Carl North, a Riverside resident, was there for most of the day. He said the action was so good that the baitfish were at times actually beaching themselves committing suicide in order to escape the ravenous blues.
"Yesterday afternoon, starting down there at the RISD (Rhode Island School of Design Tillinghast Estate) property, from there all the way past this boat, you could see the splashes in the water, not fifteen feet from the water line," Mr. North said. "Last year was terrible here. I saw one fish caught, and I showed up in the morning and in the afternoon every day. This year has been almost as good as the year before last. Yesterday was a reminder of that, except the fish were bigger."
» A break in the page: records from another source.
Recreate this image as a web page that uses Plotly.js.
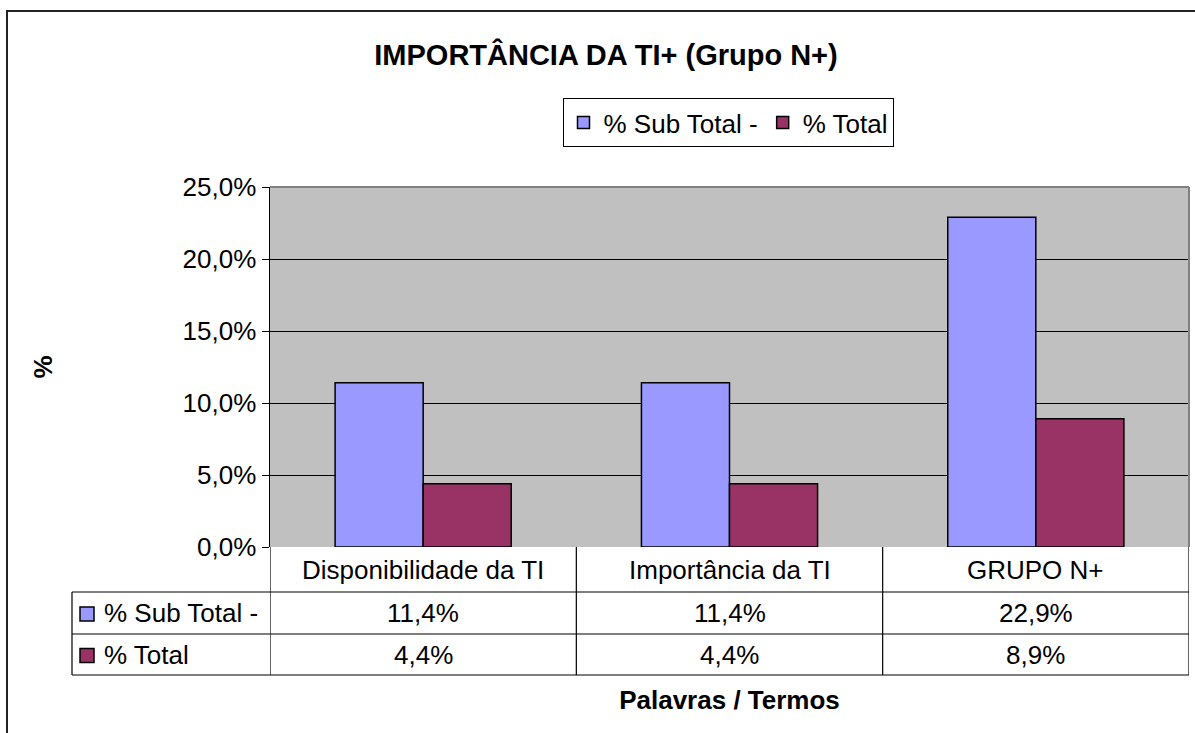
<!DOCTYPE html>
<html>
<head>
<meta charset="utf-8">
<script src="https://cdn.plot.ly/plotly-3.0.1.min.js"></script>
<style>html,body{margin:0;padding:0;background:#fff;}#chart{width:1195px;height:733px;}</style>
</head>
<body>
<div id="chart"></div>
<script>
const categories = ["Disponibilidade da TI", "Importância da TI", "GRUPO N+"];
const seriesNames = ["% Sub Total -", "% Total"];
const subTotal = [0.114, 0.114, 0.229];
const total = [0.044, 0.044, 0.089];
const yTicks = [0, 0.05, 0.10, 0.15, 0.20, 0.25];

const colors = ["#9999FF", "#993366"];
const FONT = "Liberation Sans, Arial, sans-serif";
const W = 1195, H = 733;
const L = 270, R = 1189, T = 187, B = 547;
const pw = R - L, ph = B - T;
const px = v => (v - L) / pw;
const py = v => (B - v) / ph;
const fmt = v => (v * 100).toFixed(1).replace('.', ',') + '%';
const FS = 26;

const traces = [subTotal, total].map((vals, i) => ({
  type: 'bar', name: seriesNames[i], x: categories, y: vals,
  marker: {color: colors[i], line: {color: '#000', width: 1.5}},
  hoverinfo: 'skip'
}));

const shapes = [];
const annotations = [];
// outer chart border
shapes.push({type:'rect', xref:'paper', yref:'paper', x0:px(7), x1:px(1210), y0:py(750), y1:py(11), line:{color:'#222', width:2}, layer:'below'});
// plot border top/right
shapes.push({type:'line', xref:'paper', yref:'paper', x0:0, x1:1, y0:1, y1:1, line:{color:'#808080', width:2}});
shapes.push({type:'line', xref:'paper', yref:'paper', x0:1, x1:1, y0:0, y1:1, line:{color:'#808080', width:2}});
// table rows
const rowY = [B, 592, 634, 675];
const tableLeft = 72;
for (let r = 1; r < rowY.length; r++) {
  shapes.push({type:'line', xref:'paper', yref:'paper', x0:px(tableLeft), x1:1, y0:py(rowY[r]), y1:py(rowY[r]), line:{color:'#000', width:1.2}});
}
shapes.push({type:'line', xref:'paper', yref:'paper', x0:px(tableLeft), x1:px(tableLeft), y0:py(rowY[1]), y1:py(rowY[3]), line:{color:'#000', width:1.2}});
for (let c = 0; c <= categories.length; c++) {
  shapes.push({type:'line', xref:'x', yref:'paper', x0:c - 0.5, x1:c - 0.5, y0:py(rowY[0]), y1:py(rowY[3]), line:{color:'#000', width:1.2}});
}
// category labels
categories.forEach((c, i) => {
  annotations.push({xref:'x', yref:'paper', x:i, y:py((rowY[0]+rowY[1])/2), text:c, showarrow:false, xanchor:'center', yanchor:'middle', font:{family:FONT, size:FS, color:'#000'}});
});
// data rows
[subTotal, total].forEach((vals, r) => {
  const cy = (rowY[r+1] + rowY[r+2]) / 2;
  shapes.push({type:'rect', xref:'paper', yref:'paper', x0:px(80), x1:px(94), y0:py(cy+8), y1:py(cy-6), fillcolor:colors[r], line:{color:'#000', width:1.5}});
  annotations.push({xref:'paper', yref:'paper', x:px(102), y:py(cy), text:seriesNames[r], showarrow:false, xanchor:'left', yanchor:'middle', font:{family:FONT, size:FS, color:'#000'}});
  vals.forEach((v, i) => {
    annotations.push({xref:'x', yref:'paper', x:i, y:py(cy), text:fmt(v), showarrow:false, xanchor:'center', yanchor:'middle', font:{family:FONT, size:FS, color:'#000'}});
  });
});

const layout = {
  width: W, height: H,
  margin: {l: L, r: W - R, t: T, b: H - B, pad: 0},
  paper_bgcolor: '#fff', plot_bgcolor: '#C0C0C0',
  separators: ',.',
  title: {text: 'IMPORTÂNCIA DA TI+ (Grupo N+)', font: {family: FONT, size: 29, color: '#000', weight: 'bold'}, xref: 'container', x: 606 / W, xanchor: 'center', yref: 'container', y: 1 - 55/H, yanchor: 'middle'},
  barmode: 'group', bargap: 0.425, bargroupgap: 0,
  showlegend: true,
  legend: {orientation: 'h', x: px(728), xanchor: 'center', y: py(98), yanchor: 'top', bordercolor: '#000', borderwidth: 1, bgcolor: '#fff', font: {family: FONT, size: FS, color: '#000'}, itemwidth: 30, traceorder: 'normal'},
  xaxis: {type: 'category', showticklabels: false, ticks: '', showgrid: false, zeroline: false, showline: false, range: [-0.5, 2.5], fixedrange: true,
    title: {text: 'Palavras / Termos', font: {family: FONT, size: 26, color: '#000', weight: 'bold'}, standoff: 143}},
  yaxis: {range: [0, 0.25], tickvals: yTicks, tickformat: '.1%', ticks: 'outside', ticklen: 7, tickcolor: '#000', tickwidth: 1,
    showgrid: true, gridcolor: '#000', gridwidth: 1, zeroline: false, showline: true, linecolor: '#000', linewidth: 1.5,
    tickfont: {family: FONT, size: FS, color: '#000'}, automargin: false,
    title: {text: '%', font: {family: FONT, size: 26, color: '#000', weight: 'bold'}, standoff: 122}},
  shapes: shapes, annotations: annotations
};

Plotly.newPlot('chart', traces, layout, {displayModeBar: false, staticPlot: true});
</script>
</body>
</html>
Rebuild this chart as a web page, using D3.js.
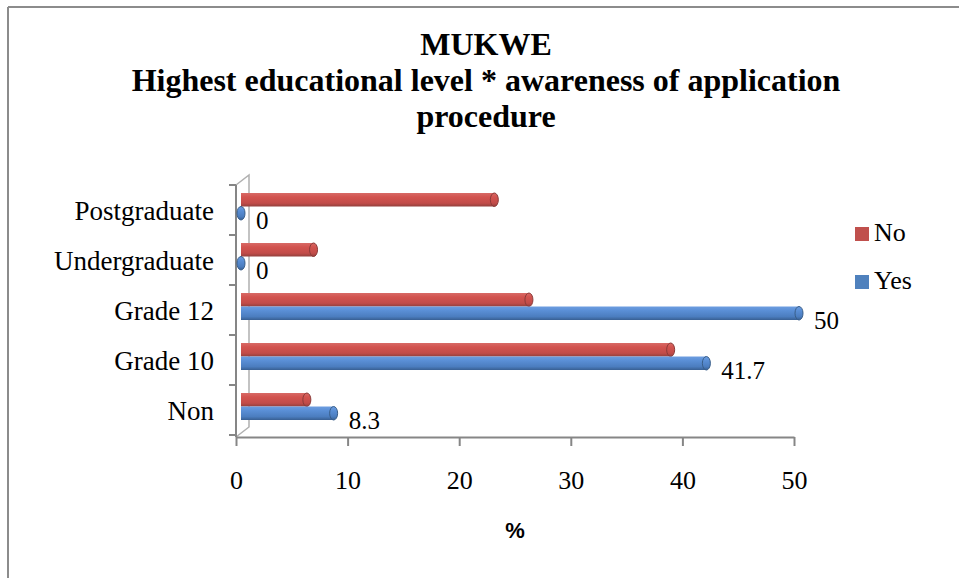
<!DOCTYPE html>
<html>
<head>
<meta charset="utf-8">
<script src="https://cdn.jsdelivr.net/npm/d3@7"></script>
<style>
  body { margin: 0; background: #fff; }
  svg { display: block; }
  text { font-family: "Liberation Serif", "Times New Roman", serif; fill: #000; }
</style>
</head>
<body>
<div class="container"></div>
<script>
// chart data
var categories = ["Non", "Grade 10", "Grade 12", "Undergraduate", "Postgraduate"];
var seriesNames = ["No", "Yes"];
var noValues = [5.9, 38.5, 25.8, 6.5, 22.7];
var yesValues = [8.3, 41.7, 50, 0, 0];
var xTicks = [0, 10, 20, 30, 40, 50];
var titleLines = ["MUKWE", "Highest educational level * awareness of application", "procedure"];

var width = 959;
var height = 578;
var serif = '"Liberation Serif", "Times New Roman", serif';

var colors = { No: "#c0504d", Yes: "#4f81bd" };
var axisColor = "#868686";

var svg = d3.select(".container").append("svg")
    .attr("width", width)
    .attr("height", height);

// gradients for the cylinder look
var defs = svg.append("defs");
var grads = {
  No: ["#d86a66", "#d2534f", "#c24c49", "#93403d"],
  Yes: ["#6d9de0", "#5a8fd6", "#4b7dbf", "#385f92"]
};
seriesNames.forEach(function(s) {
  var g = defs.append("linearGradient")
      .attr("id", "grad" + s)
      .attr("x1", 0).attr("y1", 0).attr("x2", 0).attr("y2", 1);
  [0, 0.3, 0.75, 1].forEach(function(o, i) {
    g.append("stop").attr("offset", o).attr("stop-color", grads[s][i]);
  });
});

// outer frame (only top and left edges visible)
svg.append("line").attr("x1", 8).attr("y1", 7).attr("x2", width).attr("y2", 7)
    .attr("stroke", "#8c8c8c").attr("stroke-width", 2);
svg.append("line").attr("x1", 8).attr("y1", 7).attr("x2", 8).attr("y2", height)
    .attr("stroke", "#8c8c8c").attr("stroke-width", 2);

// title
svg.append("g").selectAll("text").data(titleLines)
  .enter().append("text")
    .attr("x", 486)
    .attr("y", function(d, i) { return 55 + i * 36; })
    .attr("text-anchor", "middle")
    .style("font-family", serif)
    .style("font-size", "32px")
    .style("font-weight", "bold")
    .text(function(d) { return d; });

// scales
var x = d3.scaleLinear().domain([0, 50]).range([236, 794]);

var y = d3.scaleBand()
    .domain(categories.slice().reverse())
    .range([185, 435])
    .paddingInner(0.46)
    .paddingOuter(0.23);

var ySeries = d3.scaleBand().domain(seriesNames).range([0, y.bandwidth()]);

// depth offsets
var barDx = 5, barDy = -3.5;
var wallDx = 13, wallDy = -10;

// side wall
var wall = svg.append("g").attr("stroke", "#b0b0b0").attr("fill", "none").attr("stroke-width", 1.5);
wall.append("polyline")
    .attr("points", [
      [x(0), 185], [x(0) + wallDx, 185 + wallDy],
      [x(0) + wallDx, 437 + wallDy], [x(0), 437]
    ].map(function(p) { return p.join(","); }).join(" "));

// x axis
var xAxis = svg.append("g")
    .attr("transform", "translate(0,437)")
    .call(d3.axisBottom(x).tickValues(xTicks).tickSize(9).tickSizeOuter(0).tickPadding(30));
xAxis.select(".domain").attr("stroke", axisColor).attr("stroke-width", 2);
xAxis.selectAll(".tick line").attr("stroke", axisColor).attr("stroke-width", 2);
xAxis.selectAll(".tick text")
    .style("font-family", serif)
    .style("font-size", "26px")
    .attr("fill", "#000")
    .attr("dy", "0.5em");

// y axis line and ticks at band boundaries
var yAxisG = svg.append("g").attr("stroke", axisColor).attr("stroke-width", 2);
yAxisG.append("line")
    .attr("x1", x(0)).attr("x2", x(0))
    .attr("y1", y.range()[0]).attr("y2", 437);
var boundaries = d3.range(categories.length + 1).map(function(i) {
  return y.range()[0] + i * y.step();
});
yAxisG.selectAll(".ytick").data(boundaries)
  .enter().append("line")
    .attr("class", "ytick")
    .attr("x1", x(0) - 7).attr("x2", x(0))
    .attr("y1", function(d) { return d; })
    .attr("y2", function(d) { return d; });

// category labels
svg.append("g").selectAll("text").data(categories)
  .enter().append("text")
    .attr("x", 214)
    .attr("y", function(d) { return y(d) + y.bandwidth() / 2 + 1; })
    .attr("dy", "0.35em")
    .attr("text-anchor", "end")
    .style("font-size", "27px")
    .text(function(d) { return d; });

// bars
var rows = [];
categories.forEach(function(c, i) {
  rows.push({ cat: c, series: "No", value: noValues[i] });
  rows.push({ cat: c, series: "Yes", value: yesValues[i] });
});

var barG = svg.append("g").attr("transform", "translate(" + barDx + "," + barDy + ")");
var bar = barG.selectAll("g.bar").data(rows)
  .enter().append("g")
    .attr("class", "bar");

var capRx = 4;
bar.append("rect")
    .attr("x", x(0))
    .attr("y", function(d) { return y(d.cat) + ySeries(d.series); })
    .attr("width", function(d) { return x(d.value) - x(0); })
    .attr("height", ySeries.bandwidth())
    .attr("fill", function(d) { return "url(#grad" + d.series + ")"; });

bar.append("ellipse")
    .attr("cx", function(d) { return x(d.value); })
    .attr("cy", function(d) { return y(d.cat) + ySeries(d.series) + ySeries.bandwidth() / 2; })
    .attr("rx", capRx)
    .attr("ry", ySeries.bandwidth() / 2)
    .attr("fill", function(d) { return "url(#grad" + d.series + ")"; })
    .attr("stroke", function(d) { return d3.color(colors[d.series]).darker(0.9); })
    .attr("stroke-width", 1);

// data labels for Yes series
barG.selectAll("text.value").data(rows.filter(function(d) { return d.series === "Yes"; }))
  .enter().append("text")
    .attr("class", "value")
    .attr("x", function(d) { return x(d.value) + capRx + 11; })
    .attr("y", function(d) { return y(d.cat) + ySeries(d.series) + ySeries.bandwidth() / 2; })
    .attr("dy", "0.62em")
    .style("font-size", "25px")
    .text(function(d) { return d.value; });

// axis title
svg.append("text")
    .attr("x", 515)
    .attr("y", 538)
    .attr("text-anchor", "middle")
    .style("font-family", '"Liberation Sans", Arial, sans-serif')
    .style("font-size", "22px")
    .style("font-weight", "bold")
    .text("%");

// legend
var legend = svg.append("g").selectAll("g").data(seriesNames)
  .enter().append("g")
    .attr("transform", function(d, i) { return "translate(855," + (227 + i * 48) + ")"; });
legend.append("rect")
    .attr("width", 14).attr("height", 14)
    .attr("fill", function(d) { return colors[d]; });
legend.append("text")
    .attr("x", 19)
    .attr("y", 14)
    .style("font-size", "26px")
    .text(function(d) { return d; });
</script>
</body>
</html>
Mr. North and his two fishing partners were in a boat for the first part of the day, cruising the length of the beach following the schools. At 9 a.m., Mr. North's boat returned to its mooring in the Warren River. The Riverside resident got in his car and drove back to the beach. He stayed for a while, then left to run some errands. By 3 p.m. he had returned, and so had the bluefish.
"There's nothing like yesterday," he said. "It was crazy."
He said that 30 or 40 fishermen worked up and down the shore, pulling in blues between nine and 11 pounds. By 8 p.m., the boils had disappeared.
Word travels
The crowd Thursday afternoon must have heard about the day prior. By 5 p.m., cars and trucks filled every parking spot at the beach. Fishing poles rested on the railing while their owners stood nearby, waiting for the bluefish to return.
Across the water, near the north tip of Prudence Island and toward the Warwick coast the bluefish were feeding. Through binoculars flocks of birds could be seen crowding the surface of four large boils at the same time. Fishermen in boats sped from one frenzy to the next, casting into the schools and reeling back their catch.
At the beach, the fishermen talked and pointed.
The crowd eventually shrunk.
For men like Mr. Rapoza, that disappointment is part of the chase, it's what keeps him coming back to the beach, waiting for another big day where the fish swarm and the lines tighten.
"It's going to get much better," Mr. Rapoza said about the fishing season. "They have a hell of a fall run here. We're hoping for two more months of good fishing."
Feeding time
There's a reason why bluefish make the water boil. It's called menhaden, and it's the main baitfish for the blues, said Save the Bay BayKeeper John Torgan.
"Menhaden is a marine fish, they spawn in the ocean. Their juveniles come into Narragansett Bay. That's what's causing the explosion of bluefish," he said.
The young menhaden used to frequent Narragansett Bay as seven- to eight-inch adults, in big schools. Those fish became targets for commercial fishermen and recreational anglers as well, but the adult schools eventually disappeared from the bay. Many recreational fishermen complained that the commercial companies which used menhaden for fish oil, chicken feed and in other products wiped out the adult population.
Now, local waters are host to huge schools of the young Menhaden.
"What we've seen is a shift in a population," Mr. Torgan said. "We're seeing huge numbers of juveniles now. The juveniles are not commercially harvested."
As long as the baitfish swim local waters, so to will the blues. Most fishermen believe that the fishing will remain good through October.
"Menhaden, along with other forage fish, like silver-sides and anchovies, are bait. Anyone's bait if they're out there," said Torgan.